Operations and Management Area Director(s):

John Curran <jcurran@bbn.com>
Michael O'Dell <mo@uu.net>

Operations and Management Area Advisor:

John Curran <jcurran@bbn.com>

Technical Advisor(s):

Bob Stewart <bstewart@cisco.com>

Mailing Lists:

General Discussion:disman@nexen.com
To Subscribe: majordomo@nexen.com
In Body: subscribe disman your_email_address
Archive:

Description of Working Group:

The Distributed Management Working Group is chartered to define an initial set of managed objects for specific distributed network management applications and a framework in which these applications and others can be consistently developed and deployed. A distributed network manager is an application that acts in a manager role to perform management functions and in an agent role so that it can be remotely controlled and observed.

Distributed network management is widely recognized as a requirement for dealing with today's growing internets. A manager application is a good candidate for distribution if it requires minimal user interaction, it would potentially consume a significant amount of network resources due to frequent polling or large data retrieval, or it requires close association with the device(s) being managed.

The working group will limit its work to distributed network management applications where the communication mechanism used between managers (or the components of the management application) is SNMP. Future work (and other working groups) may be chartered to investigate other distribution techniques such as CORBA or HTTP. The objects defined by the working group will be consistent with the SNMP framework.
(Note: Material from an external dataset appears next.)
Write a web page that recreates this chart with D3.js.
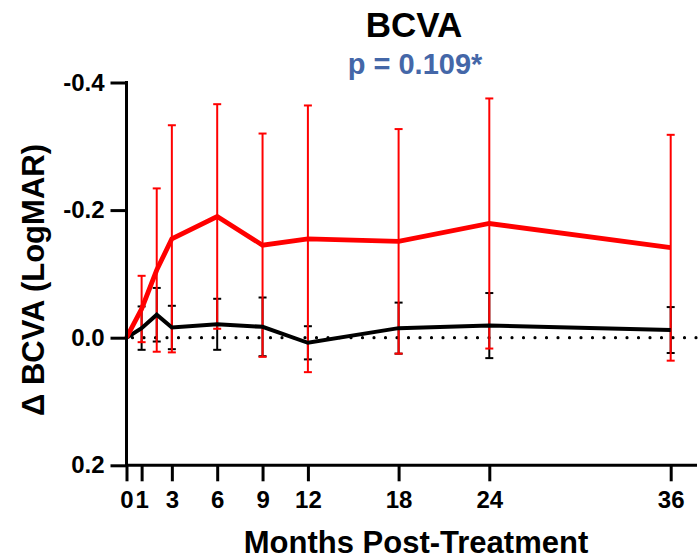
<!DOCTYPE html>
<html>
<head>
<meta charset="utf-8">
<script src="https://cdn.jsdelivr.net/npm/d3@7"></script>
<style>
  html, body { margin: 0; padding: 0; background: #fff; }
  svg { display: block; }
  text { font-family: "Liberation Sans", Arial, sans-serif; font-weight: bold; }
</style>
</head>
<body>
<svg id="chart" width="698" height="559"></svg>
<script>
// ---- data ----
const months = [0, 1, 2, 3, 6, 9, 12, 18, 24, 36];
const redMean = [0, -0.045, -0.106, -0.155, -0.190, -0.145, -0.155, -0.151, -0.179, -0.141];
const redErr  = [0, 0.052, 0.128, 0.178, 0.176, 0.175, 0.209, 0.176, 0.196, 0.177];
const blackMean = [0, -0.015, -0.036, -0.016, -0.021, -0.017, 0.008, -0.015, -0.019, -0.012];
const blackErr  = [0, 0.034, 0.042, 0.034, 0.040, 0.046, 0.026, 0.040, 0.051, 0.036];
const xTicks = [0, 1, 3, 6, 9, 12, 18, 24, 36];
const yTicks = [-0.4, -0.2, 0.0, 0.2];
const titleText = "BCVA";
const subtitleText = "p = 0.109*";
const xLabel = "Months Post-Treatment";
const yLabel = "\u0394 BCVA (LogMAR)";

// ---- layout ----
const svg = d3.select("#chart");
const mLeft = 126.5, mRight = 697, mTop = 82.5, mBottom = 465.3;
const x = d3.scaleLinear().domain([0, 37.74]).range([mLeft, mRight]);
const y = d3.scaleLinear().domain([-0.4, 0.2]).range([mTop, mBottom]);

// zero reference dotted line
svg.append("line")
  .attr("x1", x(0) + 6).attr("x2", mRight)
  .attr("y1", y(0)).attr("y2", y(0))
  .attr("stroke", "#000").attr("stroke-width", 3.2)
  .attr("stroke-linecap", "round")
  .attr("stroke-dasharray", "0 11.5");

function series(mean, err, color, barW, capW) {
  const data = months.map((m, i) => ({ m, v: mean[i], e: err[i] }));
  const g = svg.append("g");
  const bars = data.filter(d => d.e > 0);
  g.selectAll("line.bar").data(bars).enter().append("line")
    .attr("x1", d => x(d.m)).attr("x2", d => x(d.m))
    .attr("y1", d => y(d.v - d.e)).attr("y2", d => y(d.v + d.e))
    .attr("stroke", color).attr("stroke-width", barW);
  [-1, 1].forEach(s => {
    g.selectAll("line.cap" + (s > 0 ? "p" : "n")).data(bars).enter().append("line")
      .attr("x1", d => x(d.m) - capW / 2).attr("x2", d => x(d.m) + capW / 2)
      .attr("y1", d => y(d.v + s * d.e)).attr("y2", d => y(d.v + s * d.e))
      .attr("stroke", color).attr("stroke-width", barW);
  });
  return data;
}
function drawLine(data, color, lineW) {
  svg.append("path").datum(data)
    .attr("fill", "none").attr("stroke", color).attr("stroke-width", lineW)
    .attr("stroke-linejoin", "miter")
    .attr("d", d3.line().x(d => x(d.m)).y(d => y(d.v)));
}

const blkData = series(blackMean, blackErr, "#000", 2, 8);
const redData = series(redMean, redErr, "#ff0000", 2, 8);
drawLine(blkData, "#000", 4);
drawLine(redData, "#ff0000", 4.8);

// ---- axes ----
const yAxis = svg.append("g")
  .attr("transform", `translate(${mLeft},0)`)
  .call(d3.axisLeft(y).tickValues(yTicks).tickSizeOuter(0).tickSize(16).tickPadding(6));
const xAxis = svg.append("g")
  .attr("transform", `translate(0,${mBottom})`)
  .call(d3.axisBottom(x).tickValues(xTicks).tickSizeOuter(0).tickSize(16).tickPadding(10)
        .tickFormat(d3.format("d")));
[yAxis, xAxis].forEach(a => {
  a.select(".domain").attr("stroke", "#000").attr("stroke-width", 3);
  a.selectAll(".tick line").attr("stroke", "#000").attr("stroke-width", 3);
  a.selectAll(".tick text").attr("fill", "#000")
    .style("font-size", "24px").style("font-weight", "bold")
    .style("font-family", '"Liberation Sans", Arial, sans-serif');
});
yAxis.selectAll(".tick text").text(d => d3.format(".1f")(Math.abs(d) < 1e-9 ? 0 : d).replace("\u2212", "-"));
yAxis.select(".domain").attr("d", `M0,${mTop - 1.5}V${mBottom + 1.5}`);
xAxis.select(".domain").attr("d", `M${mLeft - 1.5},0H${mRight}`);

// ---- titles ----
svg.append("text").attr("x", 414).attr("y", 37).attr("text-anchor", "middle")
  .style("font-size", "35px").attr("fill", "#000").text(titleText);
svg.append("text").attr("x", 415).attr("y", 74).attr("text-anchor", "middle")
  .style("font-size", "29px").attr("fill", "#4467a8").text(subtitleText);
svg.append("text").attr("x", 416).attr("y", 553).attr("text-anchor", "middle")
  .style("font-size", "31px").attr("fill", "#000").text(xLabel);
svg.append("text").attr("transform", "translate(44,280) rotate(-90)")
  .attr("text-anchor", "middle")
  .style("font-size", "31px").attr("fill", "#000").text(yLabel);
</script>
</body>
</html>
The working group will especially keep security considerations in mind when defining the interface to distributed management.

The working group will complete these tasks:

o Define a Threshold Monitoring MIB o Define a Script MIB o Define a Distribution Management Framework and MIB

This last MIB is required in order to keep distributed managers from adding to the management problem. This MIB will allow distributed managers of many types to be controlled in a consistent way including controlling their "management domain" (the set of devices upon which they act), the relationships between the management applications or components, and to some extent the scheduling of their operation.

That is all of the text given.